Free 3D Printer Specifications
When you hear the words open source, many times there is an association with something being freely available to the general public. And while this is true to some extent, it is a bit misleading. Such is the case with the open source 3D Printer. The concept, developed first by RepRap, is more to the maintenance and replication of future machinery than to a totally free Desktop 3D Printer.
The Concept of Open Source 3D Printers
In order for you to utilise the open source content you need to first have the needed hardware and software to develop the product. And, while you may be able to use someone else’s machine to fabricate the parts necessary, there is still the necessity of a base 3D Printer and filament. The concept is that if the dimensions, and the manufacturing data, is presented to the public, the machine can be re-made at a low cost. The replication spawns another replica, etc. Machines making machines.
Before you think of this as being a scene from IRobot or Terminator, consider the technology and the software that is available. Machines have been capable of replicating themselves for years. It is the A.I. in machines which troubles people. Don’t worry, open source software for 3D Printing does not have artificial intelligence integrated into the design, but this maybe apt to change soon as A.I. and V.R. have gained momentum in recent years. Basically, you are provided with the blueprints and the fundamentals of the build and the hardware/software to make your own 3D device. What you do with that information is up to you.
Building from the Source
One of the key advantages to the open source 3D Desktop Printer is that the downloader (as most of the specifications and the content is obtained via torrent, zip, rar, or other such media transfer) has the ability to add to, or subtract from, the information that is given. It is a work in progress which allows for the content to be in a constant state of evolution and advancement. If you find that there is something that is impractical, you have the option to change that part of the software or the machine’s design. Please note. If you are using an online open source data platform, there may be stipulations and requirements as to how to post revisions and developments to the software. Check with the site, and its developers, to ensure that you are not violating any regulations, developer laws, or terms and conditions.
Before you Build
Before you use open source software, it is important that you check the developer as well as the download counter (if it is available). Just because it is free to the public does not make it worth downloading. Programs which allow for 3D Printing, such as Inventor and Solidworks, are great programs. However, if the person who develops the 3D CAD file does not design quality parts for the 3D Printer then you are likely to waste your time and materials on printing a part that does not work.

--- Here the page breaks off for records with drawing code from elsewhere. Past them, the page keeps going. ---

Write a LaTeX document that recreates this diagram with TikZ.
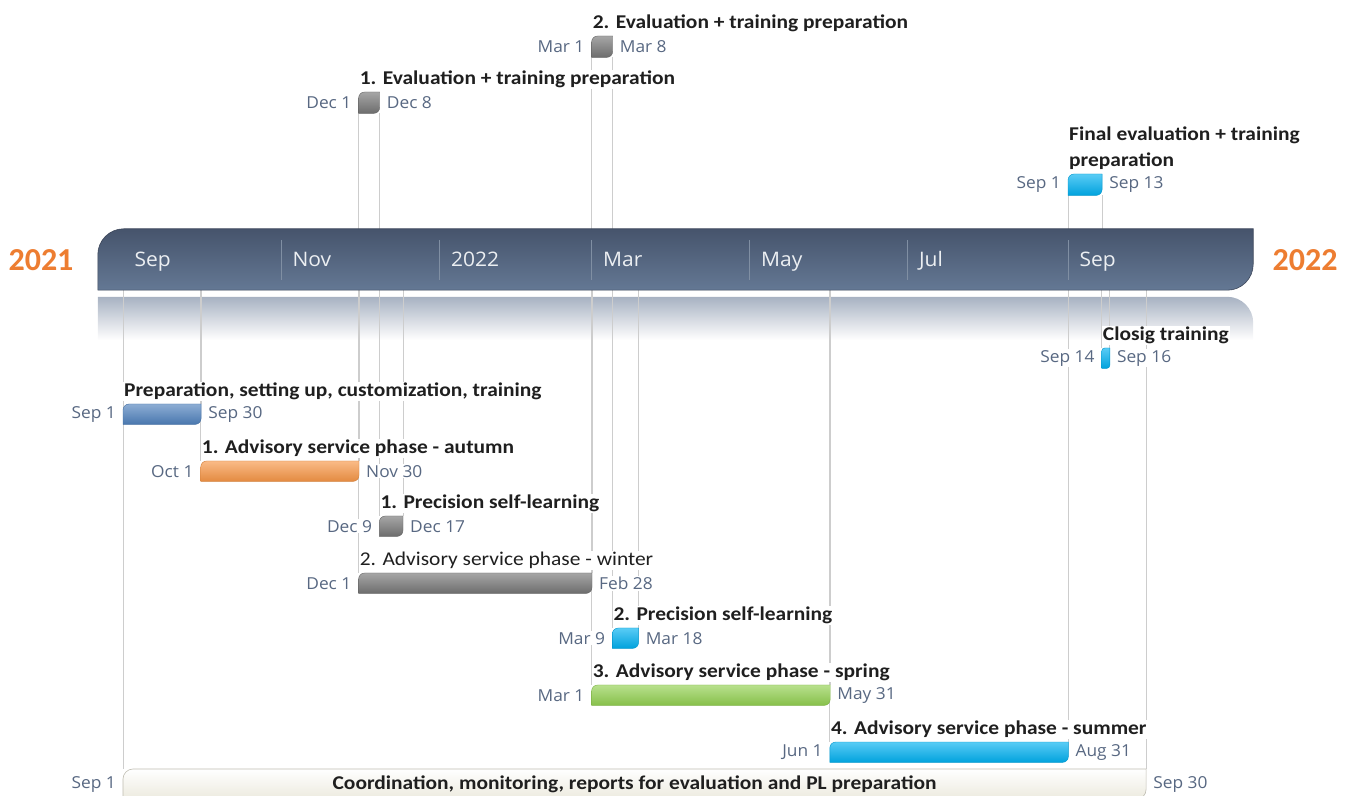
\documentclass[tikz,border=0pt]{standalone}
\usepackage{fontspec}
\setmainfont{Carlito}
\newfontfamily\taskfont{Carlito}[FakeStretch=1.1]
\newfontfamily\datefont{Open Sans}[FakeStretch=1.05]
\usetikzlibrary{positioning}

\definecolor{bandtop}{RGB}{70,84,108}
\definecolor{bandbot}{RGB}{100,120,148}
\definecolor{bandedge}{RGB}{58,68,88}
\definecolor{mirrorgray}{RGB}{168,178,194}
\definecolor{monthsep}{RGB}{128,143,163}
\definecolor{yearorange}{RGB}{237,125,49}
\definecolor{datetext}{RGB}{88,104,130}
\definecolor{guideline}{RGB}{205,205,205}
\definecolor{barblue}{RGB}{79,129,189}
\definecolor{barorange}{RGB}{247,150,70}
\definecolor{bargray}{RGB}{118,118,118}
\definecolor{barcyan}{RGB}{0,176,240}
\definecolor{bargreen}{RGB}{146,208,80}
\definecolor{barbeige}{RGB}{236,234,222}
\definecolor{beigeedge}{RGB}{190,188,176}

\tikzset{
    barbox/.style = {
        rectangle,
        inner sep=0pt,
        minimum height=20pt,
        anchor=north west,
        },
    barfill/.style = {
        top color=#1!65!white,
        bottom color=#1!92!black,
        draw=#1!85!black,
        line width=0.4pt,
        },
    task/.style = {
        font=\taskfont\fontsize{19.5}{26}\selectfont\bfseries,
        text=black!88,
        fill=white,
        inner sep=1pt,
        anchor=base west,
        },
    plain/.style = {
        font=\taskfont\fontsize{19.5}{26}\selectfont,
        },
    date/.style = {
        font=\datefont\fontsize{16.5}{19}\selectfont,
        text=datetext,
        fill=white,
        inner sep=1pt,
        },
    month/.style = {
        font=\datefont\fontsize{20}{22}\selectfont,
        text=white!88!bandbot,
        anchor=base west,
        },
    year/.style = {
        font=\fontsize{32}{36}\selectfont\bfseries,
        text=yearorange,
        },
    guide/.style = {
        draw=guideline,
        line width=0.8pt,
        },
}

% bar with rounded top left and bottom right corners
\newcommand{\leafbar}[3]{%
    \shade[#3] (#1.south west) -- ([yshift=-#2]#1.north west)
        arc[start angle=180, end angle=90, radius=#2] -- (#1.north east)
        -- ([yshift=#2]#1.south east)
        arc[start angle=0, end angle=-90, radius=#2] -- cycle;}

\begin{document}
\begin{tikzpicture}[x=1pt, y=1pt]
    \clip (0,0) rectangle (1354,795);

    % timeline and its reflection
    \node[rectangle, inner sep=0pt, minimum width=1155pt, minimum height=61pt] (band) at (675.5,535.5) {};
    \node[rectangle, inner sep=0pt, minimum width=1155pt, minimum height=43pt] (mirror) at (675.5,476.5) {};
    \shade[top color=mirrorgray, bottom color=white] (mirror.south west) -- (mirror.north west)
        -- ([xshift=-26pt]mirror.north east) arc[start angle=90, end angle=0, radius=26pt]
        -- (mirror.south east) -- cycle;

    % bars above the timeline
    \node[barbox, minimum width=20.7pt, minimum height=21pt] (eval1) at (358.6,703) {};
    \node[barbox, minimum width=20.7pt, minimum height=21pt] (eval2) at (591.6,759) {};
    \node[barbox, minimum width=33.7pt, minimum height=21pt] (final) at (1068,621) {};

    % bars below the timeline
    \node[barbox, minimum width=7.7pt] (closing) at (1101.7,447) {};
    \node[barbox, minimum width=77.7pt] (prep) at (123,391) {};
    \node[barbox, minimum width=157.9pt] (autumn) at (200.7,334) {};
    \node[barbox, minimum width=23.3pt] (self1) at (379.3,279) {};
    \node[barbox, minimum width=233pt] (winter) at (358.6,222) {};
    \node[barbox, minimum width=25.9pt] (self2) at (612.3,167) {};
    \node[barbox, minimum width=238.2pt] (spring) at (591.6,110) {};
    \node[barbox, minimum width=238.2pt] (summer) at (829.8,53) {};
    \node[barbox, minimum width=1022.7pt, minimum height=30pt] (coord) at (123,26) {};

    % guide lines to the timeline
    \foreach \b in {eval1,eval2,final}{
        \draw[guide] (\b.south west) -- (\b.south west |- band.north);
        \draw[guide] (\b.south east) -- (\b.south east |- band.north);
    }
    \foreach \b in {closing,prep,autumn,self1,winter,self2,spring,summer,coord}{
        \draw[guide] (band.south -| \b.north west) -- (\b.north west);
        \draw[guide] (band.south -| \b.north east) -- (\b.north east);
    }

    \leafbar{band}{26pt}{top color=bandtop, bottom color=bandbot, draw=bandedge, line width=0.6pt}

    % months
    \foreach \x in {281,439.6,591.6,749.6,907.5,1068}{
        \draw[monthsep, line width=0.7pt] (\x,555) -- (\x,515);
    }
    \foreach \x/\m [count=\i] in {123/Sep, 281/Nov, 439.6/2022, 591.6/Mar, 749.6/May, 907.5/Jul, 1068/Sep}{
        \node[month] (month\i) at (\x+8,528) {\m};
    }
    \node[year] (y2021) at (41,535) {2021};
    \node[year] (y2022) at (1305,535) {2022};

    % bars
    \leafbar{eval1}{6pt}{barfill=bargray}
    \leafbar{eval2}{6pt}{barfill=bargray}
    \leafbar{final}{6pt}{barfill=barcyan}
    \leafbar{closing}{3pt}{barfill=barcyan}
    \leafbar{prep}{6pt}{barfill=barblue}
    \leafbar{autumn}{6pt}{barfill=barorange}
    \leafbar{self1}{6pt}{barfill=bargray}
    \leafbar{winter}{6pt}{barfill=bargray}
    \leafbar{self2}{6pt}{barfill=barcyan}
    \leafbar{spring}{6pt}{barfill=bargreen}
    \leafbar{summer}{6pt}{barfill=barcyan}
    \leafbar{coord}{10pt}{top color=white, bottom color=barbeige, draw=beigeedge, line width=0.6pt}

    % titles and dates
    \node[task] (eval1 title) at ([yshift=7pt]eval1.north west) {1. Evaluation + training preparation};
    \node[date, left=6pt of eval1] (eval1 start) {Dec 1};
    \node[date, right=6pt of eval1] (eval1 end) {Dec 8};

    \node[task] (eval2 title) at ([yshift=7pt]eval2.north west) {2. Evaluation + training preparation};
    \node[date, left=6pt of eval2] (eval2 start) {Mar 1};
    \node[date, right=6pt of eval2] (eval2 end) {Mar 8};

    \node[task, anchor=south west, align=left] (final title) at ([yshift=3pt]final.north west) {Final evaluation + training\\preparation};
    \node[date, left=6pt of final] (final start) {Sep 1};
    \node[date, right=6pt of final] (final end) {Sep 13};

    \node[task] (closing title) at ([yshift=7pt]closing.north west) {Closig training};
    \node[date, left=6pt of closing] (closing start) {Sep 14};
    \node[date, right=6pt of closing] (closing end) {Sep 16};

    \node[task] (prep title) at ([yshift=7pt]prep.north west) {Preparation, setting up, customization, training};
    \node[date, left=6pt of prep] (prep start) {Sep 1};
    \node[date, right=6pt of prep] (prep end) {Sep 30};

    \node[task] (autumn title) at ([yshift=7pt]autumn.north west) {1. Advisory service phase - autumn};
    \node[date, left=6pt of autumn] (autumn start) {Oct 1};
    \node[date, right=6pt of autumn] (autumn end) {Nov 30};

    \node[task] (self1 title) at ([yshift=7pt]self1.north west) {1. Precision self-learning};
    \node[date, left=6pt of self1] (self1 start) {Dec 9};
    \node[date, right=6pt of self1] (self1 end) {Dec 17};

    \node[task, plain] (winter title) at ([yshift=7pt]winter.north west) {2. Advisory service phase - winter};
    \node[date, left=6pt of winter] (winter start) {Dec 1};
    \node[date, right=6pt of winter] (winter end) {Feb 28};

    \node[task] (self2 title) at ([yshift=7pt]self2.north west) {2. Precision self-learning};
    \node[date, left=6pt of self2] (self2 start) {Mar 9};
    \node[date, right=6pt of self2] (self2 end) {Mar 18};

    \node[task] (spring title) at ([yshift=7pt]spring.north west) {3. Advisory service phase - spring};
    \node[date, left=6pt of spring] (spring start) {Mar 1};
    \node[date, right=6pt of spring] (spring end) {May 31};

    \node[task] (summer title) at ([yshift=7pt]summer.north west) {4. Advisory service phase - summer};
    \node[date, left=6pt of summer] (summer start) {Jun 1};
    \node[date, right=6pt of summer] (summer end) {Aug 31};

    \node[task, fill=none, anchor=center] (coord title) at (coord.center) {Coordination, monitoring, reports for evaluation and PL preparation};
    \node[date, left=6pt of coord] (coord start) {Sep 1};
    \node[date, right=6pt of coord] (coord end) {Sep 30};
\end{tikzpicture}
\end{document}
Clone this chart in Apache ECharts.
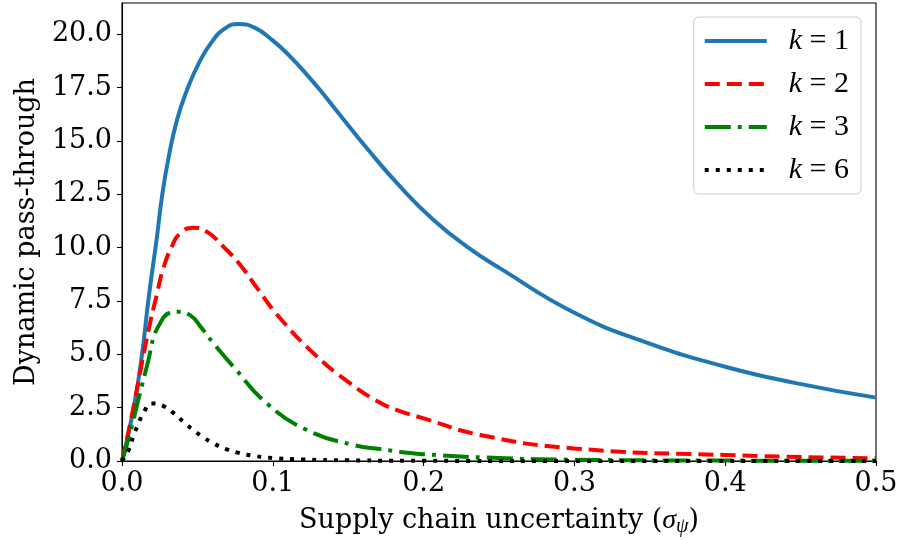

Secondly, if you have a Commercial 3D Printer, or one from a top manufacturer, you may be able to find the specifications for a needed part on their website. Should you have the appropriate software, you may be able to replicate the part without open source software. Be sure to check the manufacturer’s page to ensure that you do not violate copyright laws.
Why should you have an Open Source 3D Printer?
The best reason for why you should have an Open Source 3D Printer is for longevity. Most Reprap 3D Printers which are on the market are built with replacement parts and with maintenance in mind. Regardless of the brand that you choose, and the amount of care that you give to your 3D Printer, eventually you will need to order replacement parts, accessories, or get a whole new machine. However, with open source software & hardware, you have the ability to just print off a part which is starting to show wear and tear, replace the worn part with the printed part, and continue to use the 3D Printer.
A second reason why you would want to use open source data would be to have the ability to maximise your printing space. If you can only print small figurines on your printer and wish to have full scale objects, do a bit of math, tweak the parts, and make a larger printer.